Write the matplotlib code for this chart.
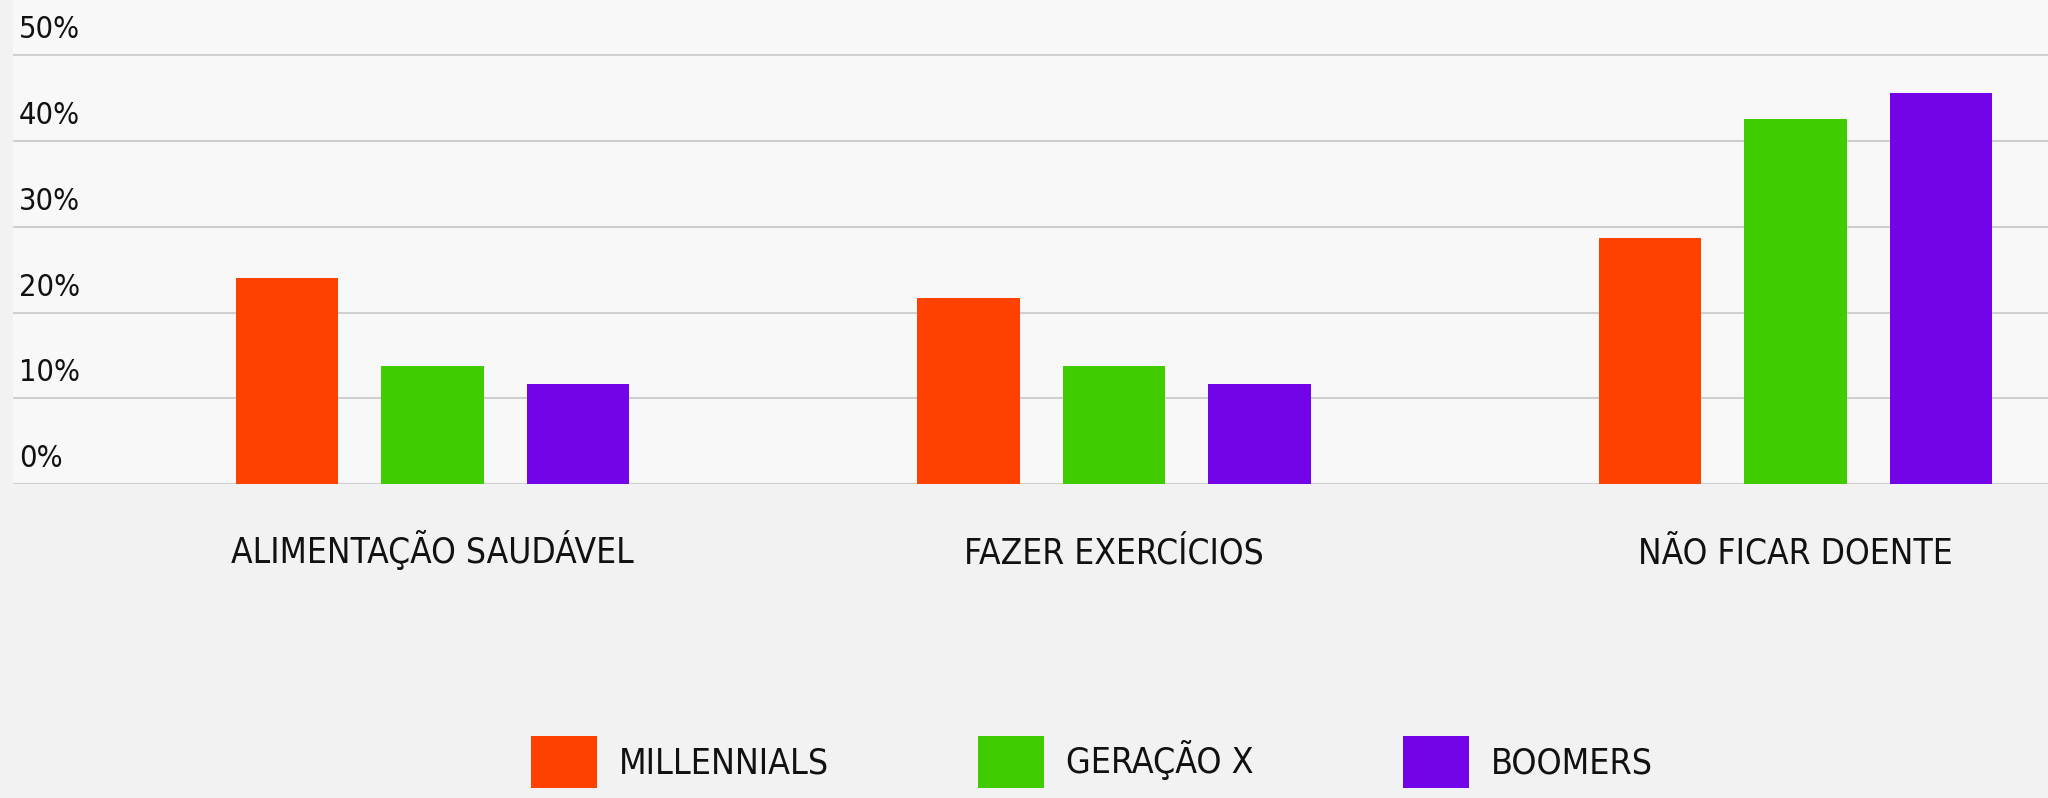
import matplotlib
matplotlib.use("Agg")
import matplotlib.pyplot as plt
from matplotlib.transforms import ScaledTranslation
from matplotlib.font_manager import FontProperties
import numpy as np

# ---- data ----
categories = ["ALIMENTAÇÃO SAUDÁVEL", "FAZER EXERCÍCIOS", "NÃO FICAR DOENTE"]
series_names = ["MILLENNIALS", "GERAÇÃO X", "BOOMERS"]
millennials = [24.0, 21.7, 28.7]
geracao_x = [13.8, 13.8, 42.6]
boomers = [11.7, 11.7, 45.6]
y_ticks = [0, 10, 20, 30, 40, 50]
y_tick_labels = ["0%", "10%", "20%", "30%", "40%", "50%"]

colors = ["#FF4100", "#41CC00", "#7304E8"]


def fp(size):
    return FontProperties(family="DejaVu Sans", stretch="condensed", size=size)


W, H, DPI = 2048, 798, 100
fig = plt.figure(figsize=(W / DPI, H / DPI), dpi=DPI, facecolor="#f2f2f2")

ax_left = 13 / W
ax_bottom = (H - 484.3) / H
px_per_pct = 8.585
ymax = 484.3 / px_per_pct
ax_height = 1 - ax_bottom
ax = fig.add_axes([ax_left, ax_bottom, 1 - ax_left, ax_height])
ax.set_facecolor("#f8f8f8")

x = np.arange(len(categories))
bw = 0.151
off = 0.2135
all_series = [millennials, geracao_x, boomers]
for i, (vals, name, c) in enumerate(zip(all_series, series_names, colors)):
    ax.bar(x + (i - 1) * off, vals, width=bw, color=c, label=name, zorder=3)

ax.set_xlim(-0.6155, 2.3705)
ax.set_ylim(0, ymax)

for s in ax.spines.values():
    s.set_visible(False)

ax.set_yticks(y_ticks)
ax.set_yticklabels(y_tick_labels, fontproperties=fp(22), color="#111111")
ax.yaxis.grid(True, color="#cfcfcf", linewidth=1.5, zorder=0)
ax.set_axisbelow(True)
ax.tick_params(axis="y", length=0, pad=0)
offset = ScaledTranslation(6 / DPI, 17 / DPI, fig.dpi_scale_trans)
for lbl in ax.get_yticklabels():
    lbl.set_horizontalalignment("left")
    lbl.set_verticalalignment("baseline")
    lbl.set_transform(lbl.get_transform() + offset)

ax.set_xticks(x)
ax.set_xticklabels(categories, fontproperties=fp(25.3), color="#111111",
                   va="baseline")
ax.tick_params(axis="x", length=0, pad=78.7 * 72 / DPI)

fs_leg = 25.7
fs_px = fs_leg * DPI / 72
handles, labels = ax.get_legend_handles_labels()
leg = fig.legend(handles, labels, loc="upper left",
                 bbox_to_anchor=(531 / W, (H - 736) / H),
                 ncol=3, frameon=False, borderpad=0, borderaxespad=0,
                 handlelength=66 / fs_px, handleheight=66 / fs_px,
                 handletextpad=22 / fs_px, columnspacing=149 / fs_px,
                 prop=fp(fs_leg))
for t in leg.get_texts():
    t.set_color("#111111")

fig.savefig("out.png", dpi=DPI, facecolor=fig.get_facecolor())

Exercise instructions:
Pick out every line with the string "matplotlib" and copy it.

Response for this exercise:
Write the matplotlib code for this chart.
import matplotlib
matplotlib.use("Agg")
import matplotlib.pyplot as plt
from matplotlib.transforms import ScaledTranslation
from matplotlib.font_manager import FontProperties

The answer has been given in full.